Hatay takes pride in its multiculturalism: the native population is roughly divided in half between ethnic Turks and Arabs, the latter of whom in turn are divided into three main faith groups: Sunni Muslims, Alawites, and Eastern Orthodox Christians. The province is also home to Turkey's only remaining rural Armenian community (also one of the few anywhere outside Armenia), as well as a handful of Assyrians (Syriac Orthodox & Catholic) and Maronite Catholics (of Lebanese descent). Refugees from the ongoing Syrian Civil War are numbering up to a third of the native population. Therefore the local culture, cuisine in particular, forms a continuum between the rest of Turkey and the Middle East proper. There is also some architectural legacy from the French, particularly in Antakya and İskenderun.

Talk

Turkish is the dominant language throughout the province; locals often speak it with an accent.
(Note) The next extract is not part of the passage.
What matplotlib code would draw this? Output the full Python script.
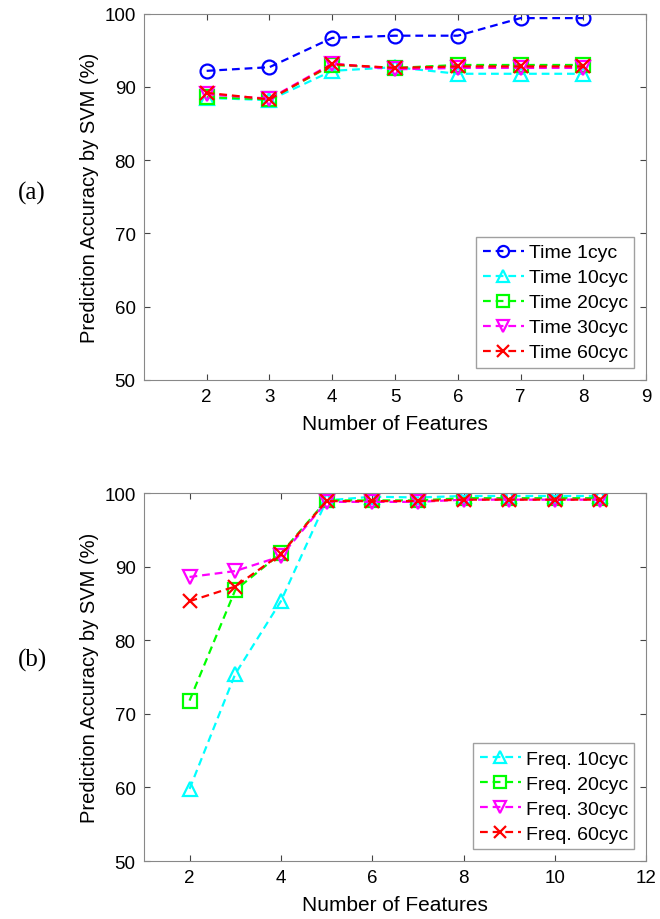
import matplotlib
matplotlib.use('Agg')
import matplotlib.pyplot as plt

plt.rcParams['font.family'] = ['Liberation Sans', 'DejaVu Sans']

# (a) time-domain features
x_a = [2, 3, 4, 5, 6, 7, 8]
time_1cyc = [92.2, 92.7, 96.7, 97.0, 97.0, 99.4, 99.4]
time_10cyc = [88.5, 88.2, 92.2, 92.7, 91.8, 91.8, 91.8]
time_20cyc = [88.6, 88.3, 93.0, 92.6, 93.0, 93.0, 93.0]
time_30cyc = [89.0, 88.4, 93.2, 92.4, 92.6, 92.6, 92.6]
time_60cyc = [89.2, 88.3, 93.1, 92.6, 92.8, 92.8, 92.8]

# (b) frequency-domain features
x_b = [2, 3, 4, 5, 6, 7, 8, 9, 10, 11]
freq_10cyc = [59.8, 75.4, 85.3, 99.0, 99.5, 99.4, 99.6, 99.6, 99.6, 99.6]
freq_20cyc = [71.8, 86.8, 91.8, 99.0, 99.0, 99.0, 99.3, 99.3, 99.3, 99.3]
freq_30cyc = [88.6, 89.4, 91.4, 98.8, 98.8, 98.8, 99.1, 99.1, 99.1, 99.1]
freq_60cyc = [85.3, 87.3, 91.7, 98.9, 98.9, 98.9, 99.1, 99.1, 99.1, 99.1]

fig = plt.figure(figsize=(6.6, 9.2), dpi=100)
ax1 = fig.add_axes([0.218, 0.586, 0.761, 0.398])
ax2 = fig.add_axes([0.218, 0.063, 0.761, 0.400])

style = dict(linestyle=(0, (3.5, 2.2)), linewidth=1.6, markersize=10,
             markerfacecolor='none', markeredgewidth=1.6)

ax1.plot(x_a, time_1cyc, color='blue', marker='o', label='Time 1cyc', **style)
ax1.plot(x_a, time_10cyc, color='cyan', marker='^', label='Time 10cyc', **style)
ax1.plot(x_a, time_20cyc, color='lime', marker='s', label='Time 20cyc', **style)
ax1.plot(x_a, time_30cyc, color='magenta', marker='v', label='Time 30cyc', **style)
ax1.plot(x_a, time_60cyc, color='red', marker='x', label='Time 60cyc', **style)

ax2.plot(x_b, freq_10cyc, color='cyan', marker='^', label='Freq. 10cyc', **style)
ax2.plot(x_b, freq_20cyc, color='lime', marker='s', label='Freq. 20cyc', **style)
ax2.plot(x_b, freq_30cyc, color='magenta', marker='v', label='Freq. 30cyc', **style)
ax2.plot(x_b, freq_60cyc, color='red', marker='x', label='Freq. 60cyc', **style)

ax1.set_xlim(1, 9)
ax1.set_xticks([2, 3, 4, 5, 6, 7, 8, 9])
ax2.set_xlim(1, 12)
ax2.set_xticks([2, 4, 6, 8, 10, 12])

for ax in (ax1, ax2):
    ax.set_ylim(50, 100)
    ax.set_yticks([50, 60, 70, 80, 90, 100])
    ax.tick_params(direction='in', top=True, right=True, labelsize=13.5, length=4,
                   pad=6, color='#444444')
    for s in ax.spines.values():
        s.set_color('#888888')
    ax.set_xlabel('Number of Features', fontsize=15, labelpad=6)
    ax.set_ylabel('Prediction Accuracy by SVM (%)', fontsize=14.5, labelpad=4)
    leg = ax.legend(loc='lower right', fontsize=14, handlelength=2.1,
                    fancybox=False, borderpad=0.35, labelspacing=0.38,
                    handletextpad=0.25, borderaxespad=0.6, markerscale=0.8)
    leg.get_frame().set_edgecolor('#888888')
    leg.get_frame().set_linewidth(1.0)

fig.text(0.027, 0.79, '(a)', fontsize=18, family='Liberation Serif', va='center')
fig.text(0.027, 0.282, '(b)', fontsize=18, family='Liberation Serif', va='center')

fig.savefig('out.png', dpi=100)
The Syrian dialect of Arabic is the native tongue for many, especially in the south.

Get in

By air

Domestic flights are available to Hatay Airport between Antakya and İskenderun, about 25 km north of the former and 45 km southeast of the latter. The nearest international airport is in Adana to the north.

By train

The only significant station within the province is in Iskenderun, which welcomes trains three times daily (morning, around noon, and evening) from Mersin via Tarsus and Adana.

By car

The main road connecting the province to the rest of Turkey is the toll motorway O-53. There are also secondary highways, some of which eventually reach the border posts on the Turkish-Syrian border.

By boat

The fast ferry services by HADO, affiliated with Hatay Metropolitan Municipality, from the port of Madenli south of İskenderun to Northern Cyprus were suspended after the earthquake; as of Jul 2023 there is no announced date for when they may resume. The ferry links with Israel and Egypt are geared towards trucks bypassing the conflicts in the Middle East and do not accept foot passengers.

Do

The bike path along the scenic coastal road from Arsuz to Çevlik is the longest uninterrupted cycle lane in Turkey.

Eat

Künefe is the most celebrated local treat — so much so that the building in which the national assembly of independent Hatay convened in Antakya housed a künefe speciality shop named Meclis ("parliament") for a time. This is the Hatay version of knafeh, a Middle Eastern dessert made of shredded pastry with a layer of cheese inside. Enjoy while still hot, when the cheese is melted into the rest of the ingredients.

Connect

The telephone code of the province is 326, which should be prefixed with 0 when calling from elsewhere in Turkey, or with +90 when calling from abroad.

Go next

With two border posts (with roads leading to either Aleppo or Latakia), Hatay is usually a jump-off for trips into Syria to the south and east (or was, before the civil war there began). The neighbouring Turkish regions of the Cilician Plains to the northwest and Southeastern Anatolia to the northeast share many cultural traits with Hatay.